Dans ce contexte, la sur-évaluation d’un bien, le prive mécaniquement d’acheteurs potentiels, des acheteurs qui pour le prix demandé, sont en droit d’attendre des prestations supérieures, ou qui, pour les prestations proposées attribuent une enveloppe financière inférieure. C’est ce message fort que, dans son émission, Stéphane Plaza, tente d’inculquer au futur vendeur « gourmand » lorsqu’il lui présente, par exemple, un bien similaire au sien, vendu récemment dans le quartier, à un prix inférieur à celui attendu.
Attention au bien « grillé »
Notons enfin, que plus cette sur-évaluation perdure dans le temps plus le bien risque d’être grillé sur le marché. Or, lorsqu’un bien est considéré comme grillé, seule une baisse significative du prix peut permettre d’en relancer la vente. La conséquence d’un tel mécanisme est de se retrouver à vendre le bien en deçà de son prix de marché réel alors même que, mis à un prix raisonnable au départ, il se serait vendu sans peine. N’oublions pas en outre, qu’en telles circonstances, notre vendeur est généralement frappé d’amnésie rétrograde, et qu’en conclusion, c’est l’agent immobilier qui se retrouve dans le rôle du professionnel inefficace.

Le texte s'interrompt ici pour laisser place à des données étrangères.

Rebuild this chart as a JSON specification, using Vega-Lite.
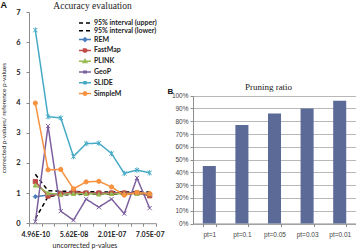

La sous-évaluation quant à elle, comporte également un risque sérieux. Au-delà du défaut de conseil et d’information, prodigué par l’agent immobilier et du manque à gagner subi par le vendeur, vendre un bien en-dessous de son prix réel revient aux yeux de l’Administration fiscale à une dissimulation du prix réel. À ce titre, elle est en droit de procéder à un redressement fiscal afin de recouvrer les droits de mutation dont elle estime avoir été lésée. Cette rectification est en outre assortie de pénalités conséquentes.